If you dont have a steam oven , of course you can absolutely cook this pasta in the traditional way.
METHOD
Making the pasta
- In a mixer bowl with a dough hook mix the eggs with the flour and water if necessary to form dough.
- Knead for 5 minutes.
(Alternatively mix by hand and knead for 6- 8 minutes) - Wrap dough in glad wrap and refrigerate for 30 minutes.
- Use a pasta roller to roll dough out to 1mm thickness or roll by hand to 1mm thick.
- Cut pasta into approx 7-8 cm squares.
Making the filling:
- Melt butter in frying pan and add sage leaves and thyme .
- Season meat with salt and pepper and fry until golden brown on each side.

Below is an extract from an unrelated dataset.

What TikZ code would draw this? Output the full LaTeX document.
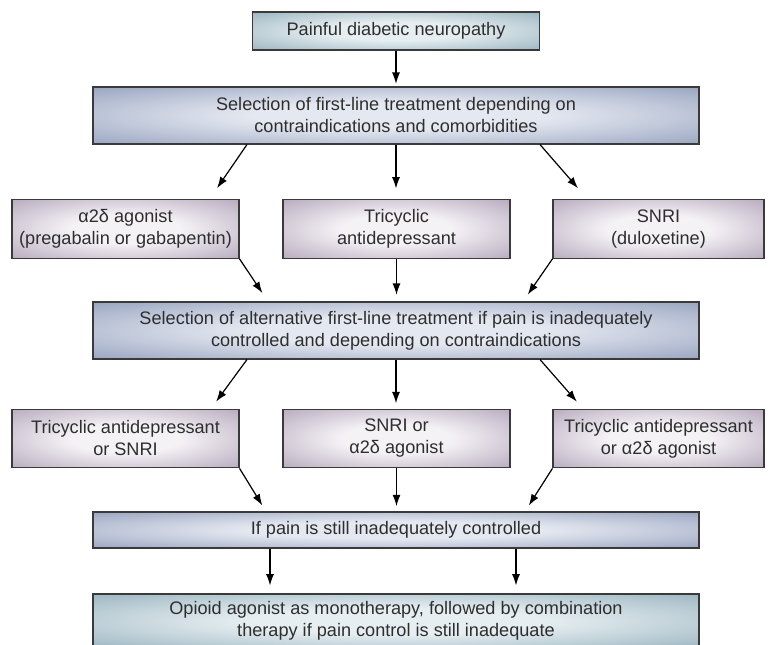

- Using a mincer or food processor, mince the cooked meat and mix with ricotta, parmesan, nutmeg, and a good sprinkle of lemon pepper.
- Leave till cool .
Making the tortellini:
- Take a square of pasta and wet the edges
- Place 1 tspn more or less of filling in the centre of the square and fold over to form a triangle.
- Seal edges well .
- Flip top corner towards you and then fold the other 2 corners toward each other and seal together.
- Repeat with remaining pasta and dough.
- Line a large deep steaming dish with baking paper and place tortellini on paper. If you have a perforated dish that fits inside a larger dish this is an ideal situation as you can simply lift the perforated dish with the tortellini out of the water in one motion.
- Cover tortellini with heavily salted boiling water and set oven to Steam 100 C Steam 10 minutes after oven has come up to temperature
- While pasta is cooking, heat cream, parmesan and seasoning
- Drain pasta and toss in warm sauce .
- The starch in the pasta will slightly thicken the sauce.
- Serve with extra parmesan and drizzle with very good balsamic vinegar if desired.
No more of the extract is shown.